I had stopped seeing him, and I was going to Church and still kind of hating life without Luke being mine. My 7th grade boyfriend somehow ended up going to that same Church. So I kept going back to see him. We started talking, like we may date, didn’t do anything, though he tried, at Church in the parking lot >.<
I skipped swim practice one day, and went to his house and hung out with him. I had my first make out session, he kinda taught me how to do it a little, but mostly went with it. I thought it was fantastic, I was on top of the world after that, ran back to school to get picked up. I just felt amazing. Until the next day.
I came into my French class, to find my friend Katie, a year younger than me and great friends with my 7th grade ex Chris. She claimed he had told her about yesterday, that he said ” I thought she was trying to eat my face”
I didn’t speak to him again, and I became close with her. Come to find out a few months later when he tried to talk to me again, he had never said that, he was never a mean dude, and wasn’t very close with this woman like she led me to believe.
She simply lied to me to make me feel bad about myself. Maybe I had bragged about Luke, not having explained to anyone what he was really doing to me.

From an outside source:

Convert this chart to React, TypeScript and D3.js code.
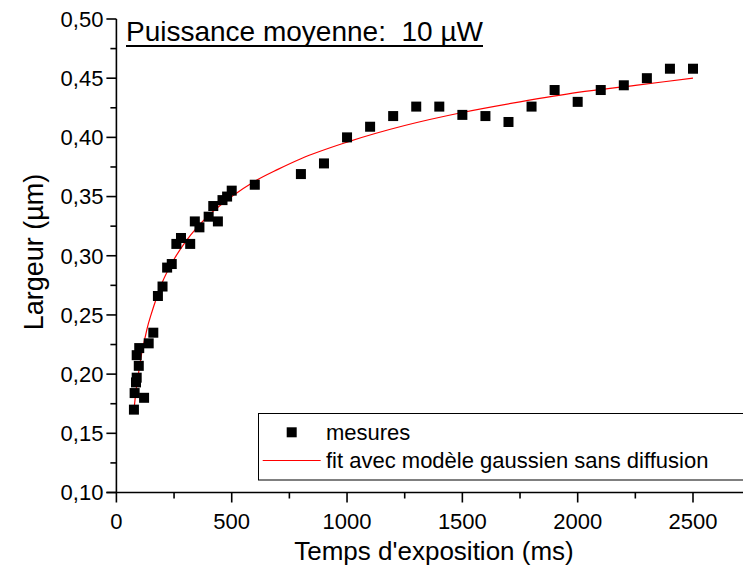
import React from 'react';
import * as d3 from 'd3';

// Measured points: exposure time (ms) and width (µm)
const measureTimes = [76, 79, 85, 88, 97, 88, 99, 120, 140, 160, 180, 200, 220, 240, 260, 280, 320, 340, 360, 400, 420, 440, 460, 480, 500, 600,
  800, 900, 1000, 1100, 1200, 1300, 1400, 1500, 1600, 1700, 1800, 1900, 2000, 2100, 2200, 2300, 2400, 2500];
const measureWidths = [0.170, 0.184, 0.193, 0.197, 0.207, 0.216, 0.222, 0.180, 0.226, 0.235, 0.266, 0.274, 0.290, 0.293, 0.310, 0.315, 0.310, 0.329, 0.324, 0.333, 0.342, 0.329, 0.347, 0.350, 0.355, 0.360,
  0.369, 0.378, 0.400, 0.409, 0.418, 0.426, 0.426, 0.419, 0.418, 0.413, 0.426, 0.440, 0.430, 0.440, 0.444, 0.450, 0.458, 0.458];

// Fit curve
const fitTimes = [76, 80, 85, 90, 100, 110, 120, 135, 150, 175, 200, 250, 300, 350, 400, 500, 600, 700, 800, 1000, 1250, 1500, 1750, 2000, 2250, 2500];
const fitWidths = [0.170, 0.177, 0.186, 0.193, 0.206, 0.218, 0.227, 0.240, 0.250, 0.265, 0.278, 0.297, 0.312, 0.324, 0.334, 0.350, 0.363, 0.373, 0.382, 0.396, 0.410, 0.421, 0.430, 0.438, 0.444, 0.450];

const xMajorTicks = [0, 500, 1000, 1500, 2000, 2500];
const xMinorTicks = [250, 750, 1250, 1750, 2250];
const yMajorTicks = [0.10, 0.15, 0.20, 0.25, 0.30, 0.35, 0.40, 0.45, 0.50];
const yMinorTicks = [0.125, 0.175, 0.225, 0.275, 0.325, 0.375, 0.425, 0.475];

const titleText = 'Puissance moyenne:  10 \u00b5W';
const xLabel = "Temps d'exposition (ms)";
const yLabel = 'Largeur (\u00b5m)';
const legendLabels = ['mesures', 'fit avec modèle gaussien sans diffusion'];

const FONT = '"Liberation Sans", Arial, sans-serif';

export default function App() {
  const W = 743, H = 569;
  const x = d3.scaleLinear().domain([0, 2500]).range([116.4, 693]);
  const y = d3.scaleLinear().domain([0.1, 0.5]).range([492.5, 19]);
  const x0 = x(0), y0 = y(0.1);
  const fmtY = (v: number) => d3.format('.2f')(v).replace('.', ',');
  const fitData: [number, number][] = fitTimes.map((t, i) => [t, fitWidths[i]]);
  const line = d3.line<[number, number]>().x(d => x(d[0])).y(d => y(d[1])).curve(d3.curveMonotoneX);
  const sq = 10;
  const majorLen = 10, minorLen = 6;

  return (
    <svg width={W} height={H} style={{ position: 'absolute', left: 0, top: 0, background: '#fff' }} fontFamily={FONT}>
      <rect x={0} y={0} width={W} height={H} fill="#fff" />
      {/* title */}
      <text x={126} y={41} fontSize={28} style={{ whiteSpace: 'pre' }} fill="#000">{titleText}</text>
      <line x1={126} x2={483} y1={46} y2={46} stroke="#000" strokeWidth={2} />

      {/* legend */}
      <rect x={258.5} y={413.5} width={520} height={66.5} fill="#fff" stroke="#000" strokeWidth={1} />
      <rect x={291.7 - sq / 2} y={432.3 - sq / 2} width={sq} height={sq} fill="#000" />
      <line x1={262.7} x2={320.7} y1={460.5} y2={460.5} stroke="#ff0000" strokeWidth={1} />
      <text x={326} y={440} fontSize={22} fill="#000">{legendLabels[0]}</text>
      <text x={326} y={468} fontSize={22} fill="#000">{legendLabels[1]}</text>

      {/* fit line */}
      <path d={line(fitData) || ''} fill="none" stroke="#ff0000" strokeWidth={1.2} />

      {/* points */}
      {measureTimes.map((t, i) => (
        <rect key={i} x={x(t) - sq / 2} y={y(measureWidths[i]) - sq / 2} width={sq} height={sq} fill="#000" />
      ))}

      {/* axes */}
      <line x1={x0} x2={x0} y1={y(0.5)} y2={y0} stroke="#000" strokeWidth={1.6} />
      <line x1={x0 - majorLen} x2={W + 10} y1={y0} y2={y0} stroke="#000" strokeWidth={1.6} />
      {yMajorTicks.map(v => (
        <g key={'ym' + v}>
          <line x1={x0 - majorLen} x2={x0} y1={y(v)} y2={y(v)} stroke="#000" strokeWidth={1.6} />
          <text x={x0 - majorLen - 3} y={y(v)} dy="0.36em" textAnchor="end" fontSize={22} fill="#000">{fmtY(v)}</text>
        </g>
      ))}
      {yMinorTicks.map(v => (
        <line key={'yn' + v} x1={x0 - minorLen} x2={x0} y1={y(v)} y2={y(v)} stroke="#000" strokeWidth={1.6} />
      ))}
      {xMajorTicks.map(v => (
        <g key={'xm' + v}>
          <line x1={x(v)} x2={x(v)} y1={y0} y2={y0 + majorLen} stroke="#000" strokeWidth={1.6} />
          <text x={x(v)} y={529} textAnchor="middle" fontSize={22} fill="#000">{v}</text>
        </g>
      ))}
      {xMinorTicks.map(v => (
        <line key={'xn' + v} x1={x(v)} x2={x(v)} y1={y0} y2={y0 + minorLen} stroke="#000" strokeWidth={1.6} />
      ))}
      <text x={434} y={560} textAnchor="middle" fontSize={26} fill="#000">{xLabel}</text>
      <text transform={`translate(43, 252) rotate(-90)`} textAnchor="middle" fontSize={27} fill="#000">{yLabel}</text>
    </svg>
  );
}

I didn’t use tongue again. Not until after I graduated HS, and I was falling for my virgin boyfriend of a couple of months, and even then I wouldn’t do so often. I had been told something too drastic. Whether it was true or not, at one point I DID believe it, and thats whats messed me up. Or that my family would comment on my terrible breath. Fuck it, I’m just never using tongue or breathing near someones nose. Its not worth my embarrassment. I couldn’t handle the taunting before, and I can’t handle it now.

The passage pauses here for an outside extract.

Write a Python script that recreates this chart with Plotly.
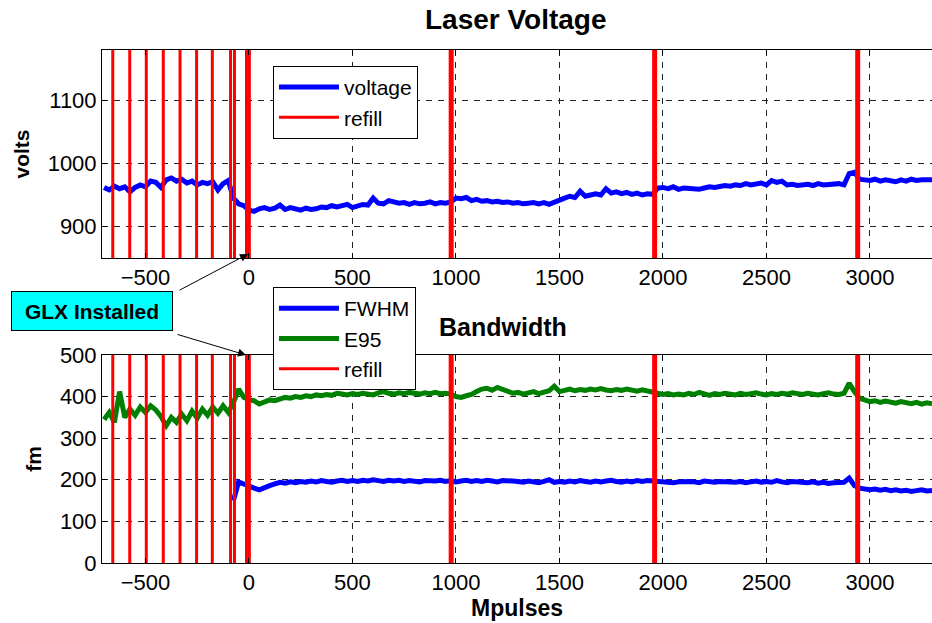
import numpy as np
import plotly.graph_objects as go

# ---------------- data ----------------
# sample grid in Mpulses (every 25 Mpulses)
mpulses = np.arange(-700, 3301, 25)

voltage = [
    962, 958, 964, 960, 963, 955, 962, 966,   # -700 .. -525
    963, 972, 970, 962, 974, 977, 972, 975,   # -500 .. -325
    969, 972, 966, 970, 968, 971, 958, 968,   # -300 .. -125
    973, 945, 936, 933, 926, 924, 928, 930,   # -100 .. 75
    927, 929, 934, 927, 930, 928, 926, 929,   # 100 .. 275
    927, 928, 931, 930, 933, 931, 933, 935,   # 300 .. 475
    930, 933, 935, 934, 945, 937, 936, 941,   # 500 .. 675
    938, 937, 938, 935, 938, 936, 937, 939,   # 700 .. 875
    936, 938, 937, 939, 945, 944, 946, 941,   # 900 .. 1075
    943, 940, 941, 939, 940, 938, 939, 937,   # 1100 .. 1275
    938, 936, 937, 938, 936, 938, 935, 939,   # 1300 .. 1475
    943, 945, 948, 946, 956, 948, 950, 952,   # 1500 .. 1675
    950, 960, 953, 955, 952, 954, 951, 953,   # 1700 .. 1875
    950, 952, 951, 961, 962, 960, 963, 959,   # 1900 .. 2075
    961, 960, 958, 959, 961, 963, 962, 964,   # 2100 .. 2275
    965, 964, 966, 965, 968, 966, 967, 969,   # 2300 .. 2475
    966, 973, 970, 972, 966, 967, 965, 966,   # 2500 .. 2675
    967, 965, 968, 966, 967, 966, 968, 966,   # 2700 .. 2875
    984, 986, 975, 974, 973, 975, 972, 974,   # 2900 .. 3075
    973, 971, 974, 972, 975, 973, 974, 975,   # 3100 .. 3275
    974,                                      # 3300
]

e95 = [
    345, 362, 338, 412, 350, 370, 355, 375,   # -700 .. -525
    362, 378, 368, 352, 330, 350, 338, 358,   # -500 .. -325
    342, 365, 348, 370, 355, 375, 360, 378,   # -300 .. -125
    362, 385, 418, 398, 392, 390, 382, 388,   # -100 .. 75
    392, 390, 395, 398, 396, 400, 398, 402,   # 100 .. 275
    400, 404, 402, 405, 403, 408, 406, 404,   # 300 .. 475
    407, 405, 408, 406, 404, 409, 412, 408,   # 500 .. 675
    406, 409, 407, 410, 408, 406, 409, 407,   # 700 .. 875
    410, 407, 408, 406, 400, 398, 402, 405,   # 900 .. 1075
    412, 418, 420, 415, 422, 418, 412, 408,   # 1100 .. 1275
    410, 406, 409, 412, 407, 410, 414, 425,   # 1300 .. 1475
    412, 415, 418, 414, 417, 415, 418, 416,   # 1500 .. 1675
    419, 416, 414, 417, 415, 418, 416, 413,   # 1700 .. 1875
    416, 414, 412, 408, 405, 407, 404, 406,   # 1900 .. 2075
    404, 408, 405, 410, 406, 403, 407, 405,   # 2100 .. 2275
    408, 406, 404, 408, 405, 407, 409, 406,   # 2300 .. 2475
    404, 407, 405, 408, 406, 409, 407, 405,   # 2500 .. 2675
    408, 406, 404, 407, 409, 406, 405, 408,   # 2700 .. 2875
    432, 412, 396, 392, 388, 390, 386, 389,   # 2900 .. 3075
    387, 384, 388, 386, 383, 386, 382, 385,   # 3100 .. 3275
    383,                                      # 3300
]

# FWHM only recorded from -75 Mpulses on
fwhm_x = mpulses[mpulses >= -75]
fwhm = [
    150, 195, 190, 184, 180, 176, 182,        # -75 .. 75
    186, 190, 194, 192, 195, 193, 196, 194,   # 100 .. 275
    197, 195, 198, 196, 194, 197, 199, 196,   # 300 .. 475
    198, 196, 199, 197, 200, 198, 196, 199,   # 500 .. 675
    197, 199, 196, 198, 197, 195, 198, 196,   # 700 .. 875
    197, 199, 196, 198, 195, 197, 199, 196,   # 900 .. 1075
    198, 196, 199, 197, 195, 198, 196, 197,   # 1100 .. 1275
    196, 194, 197, 195, 193, 196, 200, 194,   # 1300 .. 1475
    196, 194, 197, 195, 198, 196, 194, 197,   # 1500 .. 1675
    195, 197, 199, 196, 194, 197, 195, 198,   # 1700 .. 1875
    196, 198, 197, 195, 194, 196, 193, 195,   # 1900 .. 2075
    194, 196, 195, 193, 197, 195, 194, 196,   # 2100 .. 2275
    195, 197, 194, 196, 193, 195, 197, 194,   # 2300 .. 2475
    196, 194, 198, 195, 193, 196, 194, 195,   # 2500 .. 2675
    193, 195, 192, 194, 191, 193, 192, 194,   # 2700 .. 2875
    204, 186, 180, 178, 176, 178, 175, 177,   # 2900 .. 3075
    174, 176, 173, 175, 172, 174, 176, 173,   # 3100 .. 3275
    174,                                      # 3300
]

refill_early = [-658, -576, -496, -414, -333, -253, -177, -89, -70, -12, 2]
refill_late = [977, 1960, 2941]

x_ticks = [-500, 0, 500, 1000, 1500, 2000, 2500, 3000]
volt_ticks = [900, 1000, 1100]
bw_ticks = [0, 100, 200, 300, 400, 500]
x_range = [-710, 3300]
volt_range = [850, 1180]
bw_range = [0, 500]

assert len(voltage) == len(mpulses) and len(e95) == len(mpulses) and len(fwhm) == len(fwhm_x)

# ---------------- figure ----------------
FONT = "Liberation Sans, Arial, Helvetica, sans-serif"
BLUE, GREEN, RED = "#0000FF", "#008000", "#FF0000"


def vlines(xs, lo, hi):
    xx, yy = [], []
    for v in xs:
        xx += [v, v, None]
        yy += [lo, hi, None]
    return xx, yy


fig = go.Figure()

# top panel
fig.add_trace(go.Scatter(x=mpulses, y=voltage, mode="lines", name="voltage",
                         line=dict(color=BLUE, width=5), xaxis="x", yaxis="y", legend="legend"))
xx, yy = vlines(refill_early, *volt_range)
fig.add_trace(go.Scatter(x=xx, y=yy, mode="lines", name="refill",
                         line=dict(color=RED, width=3), xaxis="x", yaxis="y", legend="legend"))
xx, yy = vlines(refill_late, *volt_range)
fig.add_trace(go.Scatter(x=xx, y=yy, mode="lines", name="refill", showlegend=False,
                         line=dict(color=RED, width=5), xaxis="x", yaxis="y", legend="legend"))

# bottom panel
fig.add_trace(go.Scatter(x=fwhm_x, y=fwhm, mode="lines", name="FWHM",
                         line=dict(color=BLUE, width=5), xaxis="x2", yaxis="y2", legend="legend2"))
fig.add_trace(go.Scatter(x=mpulses, y=e95, mode="lines", name="E95",
                         line=dict(color=GREEN, width=5), xaxis="x2", yaxis="y2", legend="legend2"))
xx, yy = vlines(refill_early, *bw_range)
fig.add_trace(go.Scatter(x=xx, y=yy, mode="lines", name="refill",
                         line=dict(color=RED, width=3), xaxis="x2", yaxis="y2", legend="legend2"))
xx, yy = vlines(refill_late, *bw_range)
fig.add_trace(go.Scatter(x=xx, y=yy, mode="lines", name="refill", showlegend=False,
                         line=dict(color=RED, width=5), xaxis="x2", yaxis="y2", legend="legend2"))

axis_common = dict(
    showline=True, linecolor="black", linewidth=1,
    ticks="inside", ticklen=5, tickcolor="black",
    showgrid=True, gridcolor="#222222", gridwidth=1, griddash="6px,6px",
    zeroline=False, tickfont=dict(family=FONT, size=22, color="black"),
)

TOP_DOM = [0.5945, 1.0]
BOT_DOM = [0.0, 0.4055]

fig.update_layout(
    width=932, height=623,
    margin=dict(l=102, r=0, t=50, b=60),
    paper_bgcolor="white", plot_bgcolor="white",
    font=dict(family=FONT, color="black"),
    xaxis=dict(axis_common, domain=[0, 1], range=x_range, tickvals=x_ticks,
               anchor="y", mirror="ticks"),
    yaxis=dict(axis_common, domain=TOP_DOM, range=volt_range, tickvals=volt_ticks,
               anchor="x", mirror=False,
               title=dict(text="<b>volts</b>", font=dict(family=FONT, size=21), standoff=12)),
    xaxis2=dict(axis_common, domain=[0, 1], range=x_range, tickvals=x_ticks,
                anchor="y2", mirror="ticks",
                title=dict(text="<b>Mpulses</b>", font=dict(family=FONT, size=23), standoff=4)),
    yaxis2=dict(axis_common, domain=BOT_DOM, range=bw_range, tickvals=bw_ticks,
                anchor="x2", mirror=False,
                title=dict(text="<b>fm</b>", font=dict(family=FONT, size=21), standoff=12)),
    legend=dict(x=0.206, y=0.969, xanchor="left", yanchor="top",
                bgcolor="white", bordercolor="black", borderwidth=1,
                font=dict(family=FONT, size=21), itemwidth=60, tracegroupgap=0),
    legend2=dict(x=0.206, y=0.538, xanchor="left", yanchor="top",
                 bgcolor="white", bordercolor="black", borderwidth=1,
                 font=dict(family=FONT, size=21), itemwidth=60, tracegroupgap=0),
    showlegend=True,
)

annotations = [
    dict(text="<b>Laser Voltage</b>", x=(516 - 102) / 830, y=(563 - 19) / 513,
         xref="paper", yref="paper", xanchor="center", yanchor="middle",
         showarrow=False, font=dict(family=FONT, size=28)),
    dict(text="<b>Bandwidth</b>", x=(503 - 102) / 830, y=(563 - 327) / 513,
         xref="paper", yref="paper", xanchor="center", yanchor="middle",
         showarrow=False, font=dict(family=FONT, size=25)),
    dict(text="<b>GLX Installed</b>", x=(11 - 102) / 830, y=(563 - 311) / 513,
         xref="paper", yref="paper", xanchor="left", yanchor="middle",
         showarrow=False, width=158, height=36, align="center",
         bgcolor="#00FFFF", bordercolor="black", borderwidth=1, borderpad=1,
         font=dict(family=FONT, size=21, color="black")),
    dict(text="", x=(248 - 102) / 830, y=(563 - 254) / 513, xref="paper", yref="paper",
         showarrow=True, ax=-70, ay=37, arrowhead=2, arrowsize=1.6, arrowwidth=1,
         arrowcolor="black"),
    dict(text="", x=(246 - 102) / 830, y=(563 - 355) / 513, xref="paper", yref="paper",
         showarrow=True, ax=-70, ay=-21, arrowhead=2, arrowsize=1.6, arrowwidth=1,
         arrowcolor="black"),
]
fig.update_layout(annotations=annotations)

fig.write_html("out.html")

So, today I’m living with the fact that I just can’t do it. I’ve been with Aaron over a month and I’ve opened my mouth and attempted to try it again, only once. One time in which I’m sure it was terrible since as I started, I realized and FREAKED. I stopped using tongue and felt better and was able to proceed further, but if I hadn’t stopped I would’ve stopped him and needed to walk out of the room.
Its quite a load of bullshit I can’t talk myself into not giving a fuck, for just a minute. ONE MINUTE. Please. Just, allow my guard to come down.
It doesn’t help… For me, anything you say about the way that I smell or look, freaks me out. I grew up with a darker area in my underarms, made it look like I hadn’t shaved, even when I had. I was just super dark and looked hairy.
Don’t point out when it looks like I haven’t shaved.
He said “Sometimes you smell, sometimes I do, its whatever”
Its not, I don’t have a good nose, so I’ll never ever care. Even if you smell like a hobo, I may never know. That’d be gross, but I’d never know.
If I smell, I don’t get to know, so I shower daily, use soap that smells wonderful. I demanded braces so my teeth couldn’t stash food in those stupid crooked areas. I brush my teeth multiple times a day to make sure my breath doesn’t smell when I kiss you with my mouth CLOSED. I have to brush my teeth, and use mouth wash, and maybe brush them agian to think I’d be capable of opening my mouth just ONCE.
I’m frightened of french kissing. I wish it would stop, its not about the germs, its not because you smell, its because I’m too afraid I do, and that I’m going to “eat your face” if I actually happen to get into it ever again.
How often does the average person french kiss? Am I far off? Or is it normal, you don’t do it all that often. Do others worry like I do, or do I have yet another problem I’ve got to figure out.
Fuck, I just wish I could stop caring enough to use tongue, be totally willing to burp or fart in front of others. No, I can’t embarrass myself. I can’t take the guilt, the shame that comes with being a human. I cannot just, not give a fuck. But, why the fuck not? I don’t give a flying fuck who see’s me dance or who hears me scream or laugh at whatever. I can handle the good parts of not caring about what others think. But, its more personal, an odor is not something I handle well. Don’t even get me started on that of the sexual nature, the thoughts that flow at the idea of a man going down on me.
Fuck it.. Not worth it. Maybe another post?